## Prompt
Write the data below out exactly as it stands. Do not include the pictures.

## Data lines
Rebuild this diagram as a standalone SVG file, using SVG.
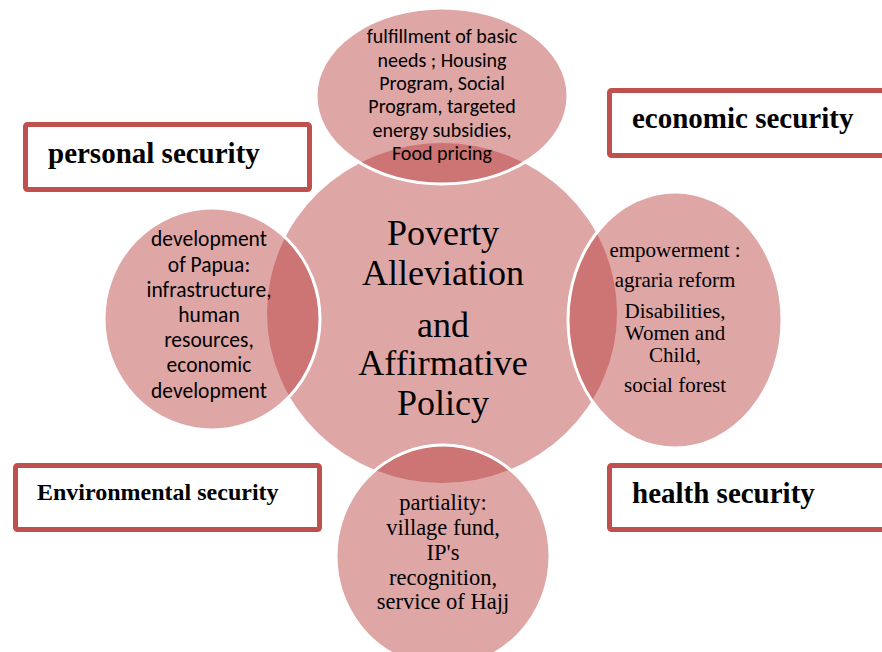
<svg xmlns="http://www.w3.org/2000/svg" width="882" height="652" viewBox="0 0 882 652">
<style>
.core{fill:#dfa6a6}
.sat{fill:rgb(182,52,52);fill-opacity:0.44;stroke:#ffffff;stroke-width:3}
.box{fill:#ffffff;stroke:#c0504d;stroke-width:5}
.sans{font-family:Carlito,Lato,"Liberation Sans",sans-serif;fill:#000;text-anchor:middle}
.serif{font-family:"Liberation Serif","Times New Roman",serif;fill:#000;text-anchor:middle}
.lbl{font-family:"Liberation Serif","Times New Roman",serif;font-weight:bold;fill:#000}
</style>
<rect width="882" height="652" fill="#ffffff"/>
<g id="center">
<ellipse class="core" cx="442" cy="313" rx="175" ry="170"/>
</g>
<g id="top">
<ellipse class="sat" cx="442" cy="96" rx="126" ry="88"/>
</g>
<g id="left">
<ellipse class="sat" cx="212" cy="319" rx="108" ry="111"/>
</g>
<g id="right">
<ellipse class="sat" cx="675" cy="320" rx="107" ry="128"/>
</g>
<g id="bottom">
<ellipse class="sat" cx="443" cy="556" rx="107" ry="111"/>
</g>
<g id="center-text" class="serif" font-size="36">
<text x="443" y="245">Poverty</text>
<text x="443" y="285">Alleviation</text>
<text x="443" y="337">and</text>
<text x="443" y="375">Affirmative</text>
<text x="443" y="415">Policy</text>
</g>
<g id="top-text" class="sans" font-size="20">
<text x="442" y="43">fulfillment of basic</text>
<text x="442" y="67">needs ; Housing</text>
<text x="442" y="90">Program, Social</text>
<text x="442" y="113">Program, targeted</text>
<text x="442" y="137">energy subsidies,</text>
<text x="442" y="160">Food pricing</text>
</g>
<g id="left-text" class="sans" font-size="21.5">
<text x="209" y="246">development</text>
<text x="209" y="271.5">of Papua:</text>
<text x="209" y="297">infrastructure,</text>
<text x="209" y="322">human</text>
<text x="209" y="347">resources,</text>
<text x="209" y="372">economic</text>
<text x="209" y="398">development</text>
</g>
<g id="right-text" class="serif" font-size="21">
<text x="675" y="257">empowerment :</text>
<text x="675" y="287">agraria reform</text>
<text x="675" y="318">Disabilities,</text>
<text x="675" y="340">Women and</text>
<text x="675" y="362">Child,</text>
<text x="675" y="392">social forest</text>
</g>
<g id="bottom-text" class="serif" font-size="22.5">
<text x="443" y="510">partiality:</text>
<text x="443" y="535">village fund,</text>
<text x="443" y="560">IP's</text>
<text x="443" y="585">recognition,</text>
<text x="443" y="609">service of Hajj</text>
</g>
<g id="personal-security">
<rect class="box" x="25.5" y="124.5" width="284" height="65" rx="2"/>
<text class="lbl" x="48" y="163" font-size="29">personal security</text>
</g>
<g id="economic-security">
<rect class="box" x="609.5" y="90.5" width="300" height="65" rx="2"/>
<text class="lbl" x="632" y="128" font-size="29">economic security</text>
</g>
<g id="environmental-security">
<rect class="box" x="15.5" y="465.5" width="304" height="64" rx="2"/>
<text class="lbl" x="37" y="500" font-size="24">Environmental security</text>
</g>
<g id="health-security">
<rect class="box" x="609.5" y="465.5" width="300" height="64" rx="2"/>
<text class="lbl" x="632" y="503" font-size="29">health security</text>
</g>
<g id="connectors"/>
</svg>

## Full output
Rebuild this diagram as a standalone SVG file, using SVG.
<svg xmlns="http://www.w3.org/2000/svg" width="882" height="652" viewBox="0 0 882 652">
<style>
.core{fill:#dfa6a6}
.sat{fill:rgb(182,52,52);fill-opacity:0.44;stroke:#ffffff;stroke-width:3}
.box{fill:#ffffff;stroke:#c0504d;stroke-width:5}
.sans{font-family:Carlito,Lato,"Liberation Sans",sans-serif;fill:#000;text-anchor:middle}
.serif{font-family:"Liberation Serif","Times New Roman",serif;fill:#000;text-anchor:middle}
.lbl{font-family:"Liberation Serif","Times New Roman",serif;font-weight:bold;fill:#000}
</style>
<rect width="882" height="652" fill="#ffffff"/>
<g id="center">
<ellipse class="core" cx="442" cy="313" rx="175" ry="170"/>
</g>
<g id="top">
<ellipse class="sat" cx="442" cy="96" rx="126" ry="88"/>
</g>
<g id="left">
<ellipse class="sat" cx="212" cy="319" rx="108" ry="111"/>
</g>
<g id="right">
<ellipse class="sat" cx="675" cy="320" rx="107" ry="128"/>
</g>
<g id="bottom">
<ellipse class="sat" cx="443" cy="556" rx="107" ry="111"/>
</g>
<g id="center-text" class="serif" font-size="36">
<text x="443" y="245">Poverty</text>
<text x="443" y="285">Alleviation</text>
<text x="443" y="337">and</text>
<text x="443" y="375">Affirmative</text>
<text x="443" y="415">Policy</text>
</g>
<g id="top-text" class="sans" font-size="20">
<text x="442" y="43">fulfillment of basic</text>
<text x="442" y="67">needs ; Housing</text>
<text x="442" y="90">Program, Social</text>
<text x="442" y="113">Program, targeted</text>
<text x="442" y="137">energy subsidies,</text>
<text x="442" y="160">Food pricing</text>
</g>
<g id="left-text" class="sans" font-size="21.5">
<text x="209" y="246">development</text>
<text x="209" y="271.5">of Papua:</text>
<text x="209" y="297">infrastructure,</text>
<text x="209" y="322">human</text>
<text x="209" y="347">resources,</text>
<text x="209" y="372">economic</text>
<text x="209" y="398">development</text>
</g>
<g id="right-text" class="serif" font-size="21">
<text x="675" y="257">empowerment :</text>
<text x="675" y="287">agraria reform</text>
<text x="675" y="318">Disabilities,</text>
<text x="675" y="340">Women and</text>
<text x="675" y="362">Child,</text>
<text x="675" y="392">social forest</text>
</g>
<g id="bottom-text" class="serif" font-size="22.5">
<text x="443" y="510">partiality:</text>
<text x="443" y="535">village fund,</text>
<text x="443" y="560">IP's</text>
<text x="443" y="585">recognition,</text>
<text x="443" y="609">service of Hajj</text>
</g>
<g id="personal-security">
<rect class="box" x="25.5" y="124.5" width="284" height="65" rx="2"/>
<text class="lbl" x="48" y="163" font-size="29">personal security</text>
</g>
<g id="economic-security">
<rect class="box" x="609.5" y="90.5" width="300" height="65" rx="2"/>
<text class="lbl" x="632" y="128" font-size="29">economic security</text>
</g>
<g id="environmental-security">
<rect class="box" x="15.5" y="465.5" width="304" height="64" rx="2"/>
<text class="lbl" x="37" y="500" font-size="24">Environmental security</text>
</g>
<g id="health-security">
<rect class="box" x="609.5" y="465.5" width="300" height="64" rx="2"/>
<text class="lbl" x="632" y="503" font-size="29">health security</text>
</g>
<g id="connectors"/>
</svg>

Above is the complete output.